When you purchase a fully equipped motor coach, you have what amounts to a home on wheels. However, even the most mobile of mobile homes need to stop for the night, or for several consecutive nights. If you leave this part of your journey to chance, you may find yourself staying in inconvenient, uncomfortable, or even dangerous areas.
A truly satisfying motor home lifestyle hinges partly on the ability to select the best parking options for different situations. Take a look at five possibilities to suit your varying needs, circumstances, and preferences.
Sometimes you may need nothing more than a quick, free place to spend the night, refuel, and get some sleep before setting out on the next leg of your travels. Fortunately, you'll find numerous 24-hour stores that happily cater to travelers, to the extent of allowing them to park overnight.
Truck stops play an essential role in providing this kind of service. They primarily exist to provide fuel, groceries, and temporary resting places for long-distance transportation workers and their vehicles. However, many of these combinations of general store and gas station also offer dedicated fuel pumps and other facilities.
One advantage of a stay at a truck stop involves the ready availability of automotive parts and supplies. If you need a replacement for a burned-out fuse or light, a 12-volt coffee maker, a quart of motor oil, or just about any other helpful travel accessory, you'll probably find it at a truck stop.
If you park at a truck stop, avoid parking in any spaces reserved for commercial trucks. Drivers need to know that they can find a place to park that suits their schedule and route. Look for parking spaces in the general parking area, or ask the manager where you can park.
Certain discount store chains, notably Walmart, also have a general policy of allowing motor homes to park overnight. Bear in mind, however, that some locations may have to adhere to local strictures against overnight parking. Always ask the on-duty store manager whether you may spend the night before you settle in.
RV parks offer a tremendous range of amenities. Some include little more than a parking lot, restrooms, and some picnic benches; others provide full water, sewer, and electric hookups as well as social activities, WiFi, and other state-of-the-art comforts. Look up RV park reviews in your area to check amenities and prices.
Some RV parks extend discounts to members of specific RV clubs or associations. If you plan on spending much of your time at these parks, consider the potential benefits of a membership subscription. You may also enjoy discounted rates if you sign a multi-month agreement for an extended stay.
The Bureau of Land Management (BLM) oversees 247.3 million acres, or approximately one-eighth of the nation's land, located mostly in western and southwestern states. The BLM seeks to maintain and preserve these largely undeveloped areas, but it also makes them available to travelers and campers, including motor home drivers.
You may choose to take advantage of either a BLM campsite or a dispersed camping area. Some BLM campsites offer many helpful amenities, including RV hookups. However, they usually require a fee in exchange for these comforts.

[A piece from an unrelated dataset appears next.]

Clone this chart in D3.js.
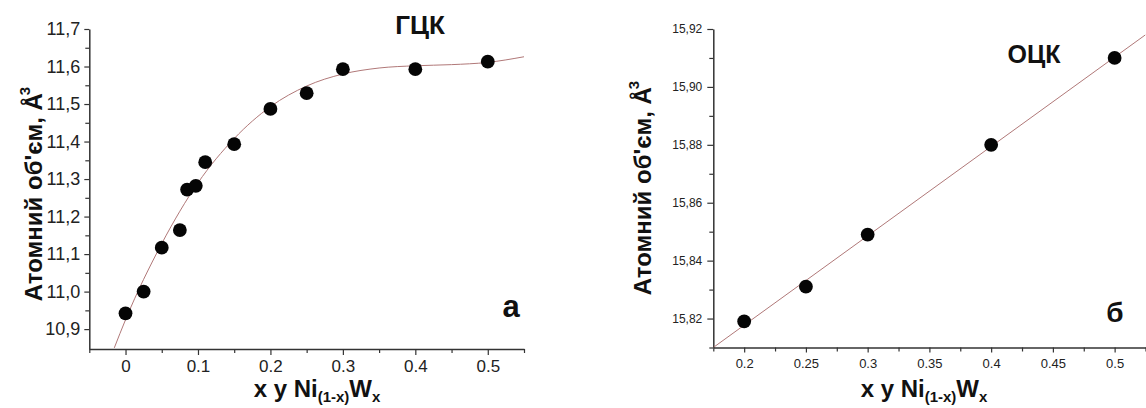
<!DOCTYPE html>
<html>
<head>
<meta charset="utf-8">
<script src="https://cdn.jsdelivr.net/npm/d3@7"></script>
<style>
  html, body { margin: 0; padding: 0; background: #fff; }
  svg { display: block; font-family: "Liberation Sans", Arial, sans-serif; }
  .axis path, .axis line { stroke: #333; }
  .axis path { stroke-width: 1.5; }
  .axis line { stroke-width: 1.2; }
  .axis text { fill: #222; }
</style>
</head>
<body>
<svg id="chart" width="1146" height="408"></svg>
<script>
// FCC (ГЦК) atomic volume vs tungsten fraction
const fccX = [0, 0.025, 0.05, 0.075, 0.085, 0.097, 0.11, 0.15, 0.2, 0.25, 0.3, 0.4, 0.5];
const fccV = [10.942, 11.0, 11.117, 11.164, 11.272, 11.282, 11.345, 11.393, 11.487, 11.529, 11.593, 11.593, 11.613];
// smooth fit curve through the FCC data
const fccFitX = [-0.0155, 0, 0.05, 0.1, 0.15, 0.2, 0.25, 0.3, 0.35, 0.4, 0.45, 0.5, 0.55];
const fccFitV = [10.85, 10.925, 11.128, 11.29, 11.408, 11.493, 11.548, 11.58, 11.596, 11.602, 11.605, 11.611, 11.626];
// FCC axis ticks
const fccXTicks = [0, 0.1, 0.2, 0.3, 0.4, 0.5];
const fccXMinor = [-0.05, 0.05, 0.15, 0.25, 0.35, 0.45, 0.55];
const fccYTicks = [10.9, 11.0, 11.1, 11.2, 11.3, 11.4, 11.5, 11.6, 11.7];
const fccYMinor = [10.95, 11.05, 11.15, 11.25, 11.35, 11.45, 11.55, 11.65];

// BCC (ОЦК) atomic volume vs tungsten fraction
const bccX = [0.2, 0.25, 0.3, 0.4, 0.5];
const bccV = [15.819, 15.831, 15.849, 15.880, 15.910];
// linear fit line
const bccFitX = [0.175, 0.525];
const bccFitV = [15.81, 15.918];
// BCC axis ticks
const bccXTicks = [0.2, 0.25, 0.3, 0.35, 0.4, 0.45, 0.5];
const bccXMinor = [0.175, 0.225, 0.275, 0.325, 0.375, 0.425, 0.475, 0.525];
const bccYTicks = [15.82, 15.84, 15.86, 15.88, 15.90, 15.92];
const bccYMinor = [15.81, 15.83, 15.85, 15.87, 15.89, 15.91];

const svg = d3.select("#chart");
const FIT_COLOR = "#b07878";
const yTitle = "Атомний об'єм, Å";

function panel(opts) {
  const g = svg.append("g");
  const x = d3.scaleLinear().domain(opts.xDomain).range(opts.xRange);
  const y = d3.scaleLinear().domain(opts.yDomain).range(opts.yRange);
  const [x0, x1] = opts.xRange;
  const [yb, yt] = opts.yRange;

  const clipId = "clip-" + opts.id;
  svg.append("clipPath").attr("id", clipId)
    .append("rect").attr("x", x0).attr("y", yt).attr("width", x1 - x0).attr("height", yb - yt);

  // minor ticks
  g.append("g").attr("class", "axis").attr("transform", `translate(0,${yb})`)
    .call(d3.axisBottom(x).tickValues(opts.xMinor).tickSize(opts.xMinorLen).tickFormat(""))
    .call(s => s.select(".domain").remove());
  g.append("g").attr("class", "axis").attr("transform", `translate(${x0},0)`)
    .call(d3.axisLeft(y).tickValues(opts.yMinor).tickSize(opts.yMinorLen).tickFormat(""))
    .call(s => s.select(".domain").remove());

  // major ticks with labels
  const xa = g.append("g").attr("class", "axis").attr("transform", `translate(0,${yb})`)
    .call(d3.axisBottom(x).tickValues(opts.xTicks).tickSizeInner(opts.xMajorLen).tickSizeOuter(0)
      .tickPadding(opts.xPad).tickFormat(opts.xFormat));
  xa.selectAll("text").attr("font-size", opts.tickFont).attr("font-family", "Liberation Sans, Arial, sans-serif");

  const ya = g.append("g").attr("class", "axis").attr("transform", `translate(${x0},0)`)
    .call(d3.axisLeft(y).tickValues(opts.yTicks).tickSizeInner(opts.yMajorLen).tickSizeOuter(0)
      .tickPadding(opts.yPad).tickFormat(opts.yFormat));
  ya.selectAll("text").attr("font-size", opts.yTickFont).attr("font-family", "Liberation Sans, Arial, sans-serif");

  // fit line
  const fitData = opts.fitX.map((d, i) => [d, opts.fitV[i]]);
  g.append("path")
    .datum(fitData)
    .attr("clip-path", `url(#${clipId})`)
    .attr("fill", "none")
    .attr("stroke", FIT_COLOR)
    .attr("stroke-width", 1)
    .attr("d", d3.line().x(d => x(d[0])).y(d => y(d[1])).curve(d3.curveMonotoneX));

  // data points
  const pts = opts.dataX.map((d, i) => [d, opts.dataV[i]]);
  g.append("g").selectAll("circle").data(pts).join("circle")
    .attr("cx", d => x(d[0])).attr("cy", d => y(d[1]))
    .attr("r", 6.9).attr("fill", "#050505");

  // y axis title
  const yt2 = g.append("text")
    .attr("transform", `translate(${opts.yTitlePos[0]},${opts.yTitlePos[1]}) rotate(-90)`)
    .attr("text-anchor", "middle")
    .attr("font-size", 24).attr("font-weight", "bold").attr("fill", "#111");
  yt2.append("tspan").text(yTitle);
  yt2.append("tspan").attr("font-size", 15).attr("dy", -12).attr("dx", -2).text("3");

  // x axis title
  const xt = g.append("text")
    .attr("x", opts.xTitlePos[0]).attr("y", opts.xTitlePos[1])
    .attr("text-anchor", "middle")
    .attr("font-size", 24).attr("font-weight", "bold").attr("fill", "#111");
  xt.append("tspan").text("x y Ni");
  xt.append("tspan").attr("font-size", 15).attr("dy", 5).text("(1-x)");
  xt.append("tspan").attr("dy", -5).text("W");
  xt.append("tspan").attr("font-size", 15).attr("dy", 5).text("x");

  // phase label
  g.append("text")
    .attr("x", opts.phasePos[0]).attr("y", opts.phasePos[1])
    .attr("text-anchor", "middle")
    .attr("font-size", opts.phaseFont).attr("font-weight", "bold").attr("fill", "#111")
    .text(opts.phase);

  // panel letter
  g.append("text")
    .attr("x", opts.letterPos[0]).attr("y", opts.letterPos[1])
    .attr("text-anchor", "middle")
    .attr("font-size", opts.letterFont).attr("font-weight", "bold").attr("fill", "#111")
    .text(opts.letter);
}

const comma = f => d => f(d).replace(".", ",");

panel({
  id: "fcc",
  xDomain: [-0.05, 0.55], xRange: [89.3, 524],
  yDomain: [10.847, 11.7], yRange: [349, 29],
  xTicks: fccXTicks, xMinor: fccXMinor, yTicks: fccYTicks, yMinor: fccYMinor,
  xMajorLen: 6, xMinorLen: 4, yMajorLen: 5, yMinorLen: 4,
  xPad: 5, yPad: 4,
  xFormat: d => d === 0 ? "0" : d3.format(".1f")(d),
  yFormat: comma(d3.format(".1f")),
  tickFont: 17, yTickFont: 18,
  fitX: fccFitX, fitV: fccFitV, dataX: fccX, dataV: fccV,
  yTitlePos: [42, 194], xTitlePos: [317, 397],
  phase: "ГЦК", phasePos: [420, 34], phaseFont: 26,
  letter: "а", letterPos: [511, 317], letterFont: 31
});

panel({
  id: "bcc",
  xDomain: [0.175, 0.525], xRange: [713.3, 1145.5],
  yDomain: [15.81, 15.92], yRange: [347.5, 29],
  xTicks: bccXTicks, xMinor: bccXMinor, yTicks: bccYTicks, yMinor: bccYMinor,
  xMajorLen: 5, xMinorLen: 4, yMajorLen: 6, yMinorLen: 4,
  xPad: 6, yPad: 5,
  xFormat: d => String(d),
  yFormat: comma(d3.format(".2f")),
  tickFont: 13, yTickFont: 12,
  fitX: bccFitX, fitV: bccFitV, dataX: bccX, dataV: bccV,
  yTitlePos: [651, 188], xTitlePos: [924, 397],
  phase: "ОЦК", phasePos: [1034, 63], phaseFont: 25,
  letter: "б", letterPos: [1115, 322], letterFont: 28
});
</script>
</body>
</html>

A dispersed camping area in a forest or desert won't include amenities, but your stay will cost you nothing. You stay at a dispersed camping spot for 14 days within a 28-day period. After the 14th day, you must move at least 25 miles away from that spot's radius until the 28th day has expired, at which point you may return to your original site.
The concern for many motor home owners will involve the quality and accessibility of the BLM land. If you own a large coach, you must determine whether the area offers sufficient clearance and flat, open ground. Rocky or muddy undeveloped land, or a particularly crowded campsite, may not prove suitable for your RV.